Source excerpt ▸
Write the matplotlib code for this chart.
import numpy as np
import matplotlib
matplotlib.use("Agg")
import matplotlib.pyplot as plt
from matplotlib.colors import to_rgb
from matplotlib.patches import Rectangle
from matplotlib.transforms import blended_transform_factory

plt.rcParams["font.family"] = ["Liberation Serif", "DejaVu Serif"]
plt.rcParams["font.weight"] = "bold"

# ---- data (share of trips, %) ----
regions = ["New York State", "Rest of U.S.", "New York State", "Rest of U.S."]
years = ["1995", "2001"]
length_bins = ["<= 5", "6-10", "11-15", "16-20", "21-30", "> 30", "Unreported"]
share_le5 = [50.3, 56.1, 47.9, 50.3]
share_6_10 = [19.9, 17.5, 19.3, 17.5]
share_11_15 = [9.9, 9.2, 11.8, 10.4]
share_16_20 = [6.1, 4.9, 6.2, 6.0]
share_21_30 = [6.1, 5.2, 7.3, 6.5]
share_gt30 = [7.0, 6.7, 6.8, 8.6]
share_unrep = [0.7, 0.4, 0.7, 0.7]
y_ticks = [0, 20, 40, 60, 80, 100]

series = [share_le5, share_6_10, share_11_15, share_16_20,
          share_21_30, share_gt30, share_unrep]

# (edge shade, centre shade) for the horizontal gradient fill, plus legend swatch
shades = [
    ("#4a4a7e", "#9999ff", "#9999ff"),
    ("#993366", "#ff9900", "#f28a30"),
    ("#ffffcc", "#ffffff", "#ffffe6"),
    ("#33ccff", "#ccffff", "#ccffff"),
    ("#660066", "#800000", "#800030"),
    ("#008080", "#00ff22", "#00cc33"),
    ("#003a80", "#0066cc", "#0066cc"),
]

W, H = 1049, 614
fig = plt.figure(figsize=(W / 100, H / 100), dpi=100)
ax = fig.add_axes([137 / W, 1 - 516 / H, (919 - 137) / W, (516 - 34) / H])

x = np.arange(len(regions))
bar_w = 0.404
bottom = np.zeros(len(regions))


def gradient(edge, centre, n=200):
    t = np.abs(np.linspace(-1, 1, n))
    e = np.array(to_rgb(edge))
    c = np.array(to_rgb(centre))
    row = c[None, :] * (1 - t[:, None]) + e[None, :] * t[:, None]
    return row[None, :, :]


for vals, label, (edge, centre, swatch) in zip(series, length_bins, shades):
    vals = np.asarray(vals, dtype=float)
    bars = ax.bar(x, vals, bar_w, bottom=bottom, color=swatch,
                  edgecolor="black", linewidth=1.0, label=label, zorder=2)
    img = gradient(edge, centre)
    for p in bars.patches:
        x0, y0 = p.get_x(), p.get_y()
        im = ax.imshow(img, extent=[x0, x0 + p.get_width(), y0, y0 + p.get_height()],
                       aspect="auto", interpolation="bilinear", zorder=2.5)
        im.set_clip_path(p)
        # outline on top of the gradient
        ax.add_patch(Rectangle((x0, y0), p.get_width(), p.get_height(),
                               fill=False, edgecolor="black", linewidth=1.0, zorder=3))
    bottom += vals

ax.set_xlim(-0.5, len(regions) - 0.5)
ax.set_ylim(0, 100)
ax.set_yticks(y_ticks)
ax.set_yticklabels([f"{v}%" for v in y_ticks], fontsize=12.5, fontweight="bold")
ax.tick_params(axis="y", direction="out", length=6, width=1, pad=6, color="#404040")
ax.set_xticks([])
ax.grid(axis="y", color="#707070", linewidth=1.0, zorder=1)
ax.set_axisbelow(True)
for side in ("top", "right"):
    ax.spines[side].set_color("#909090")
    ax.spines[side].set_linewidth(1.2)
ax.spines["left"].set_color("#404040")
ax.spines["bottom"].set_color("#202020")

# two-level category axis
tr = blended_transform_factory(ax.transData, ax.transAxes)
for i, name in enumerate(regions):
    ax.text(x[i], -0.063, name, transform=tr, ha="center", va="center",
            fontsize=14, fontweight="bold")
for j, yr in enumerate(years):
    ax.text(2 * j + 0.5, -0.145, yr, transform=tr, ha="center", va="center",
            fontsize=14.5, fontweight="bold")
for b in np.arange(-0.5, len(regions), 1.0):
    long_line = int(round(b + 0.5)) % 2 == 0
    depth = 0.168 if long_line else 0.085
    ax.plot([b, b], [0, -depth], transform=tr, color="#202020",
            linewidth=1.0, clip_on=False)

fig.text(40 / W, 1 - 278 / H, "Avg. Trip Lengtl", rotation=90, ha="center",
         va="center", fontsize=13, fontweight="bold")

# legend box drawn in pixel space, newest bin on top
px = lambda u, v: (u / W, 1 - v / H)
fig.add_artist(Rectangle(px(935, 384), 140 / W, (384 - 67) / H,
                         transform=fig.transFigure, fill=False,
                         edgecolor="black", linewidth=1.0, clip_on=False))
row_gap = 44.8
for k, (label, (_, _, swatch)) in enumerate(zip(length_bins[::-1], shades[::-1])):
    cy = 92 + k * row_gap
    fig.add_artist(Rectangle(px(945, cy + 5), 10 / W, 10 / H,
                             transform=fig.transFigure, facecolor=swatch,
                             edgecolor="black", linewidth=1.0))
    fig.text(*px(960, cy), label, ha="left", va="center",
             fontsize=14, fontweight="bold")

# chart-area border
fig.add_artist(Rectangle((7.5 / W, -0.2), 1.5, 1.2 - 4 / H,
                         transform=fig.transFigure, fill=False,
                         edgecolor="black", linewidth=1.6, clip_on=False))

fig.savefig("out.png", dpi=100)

Task requirements ▸ Everything from the first line above through the line that contains "share_21_30, share_gt30, share_unrep]" should be duplicated exactly, please, and nothing beyond it.

Answer to this exercise ▸
Write the matplotlib code for this chart.
import numpy as np
import matplotlib
matplotlib.use("Agg")
import matplotlib.pyplot as plt
from matplotlib.colors import to_rgb
from matplotlib.patches import Rectangle
from matplotlib.transforms import blended_transform_factory

plt.rcParams["font.family"] = ["Liberation Serif", "DejaVu Serif"]
plt.rcParams["font.weight"] = "bold"

# ---- data (share of trips, %) ----
regions = ["New York State", "Rest of U.S.", "New York State", "Rest of U.S."]
years = ["1995", "2001"]
length_bins = ["<= 5", "6-10", "11-15", "16-20", "21-30", "> 30", "Unreported"]
share_le5 = [50.3, 56.1, 47.9, 50.3]
share_6_10 = [19.9, 17.5, 19.3, 17.5]
share_11_15 = [9.9, 9.2, 11.8, 10.4]
share_16_20 = [6.1, 4.9, 6.2, 6.0]
share_21_30 = [6.1, 5.2, 7.3, 6.5]
share_gt30 = [7.0, 6.7, 6.8, 8.6]
share_unrep = [0.7, 0.4, 0.7, 0.7]
y_ticks = [0, 20, 40, 60, 80, 100]

series = [share_le5, share_6_10, share_11_15, share_16_20,
          share_21_30, share_gt30, share_unrep]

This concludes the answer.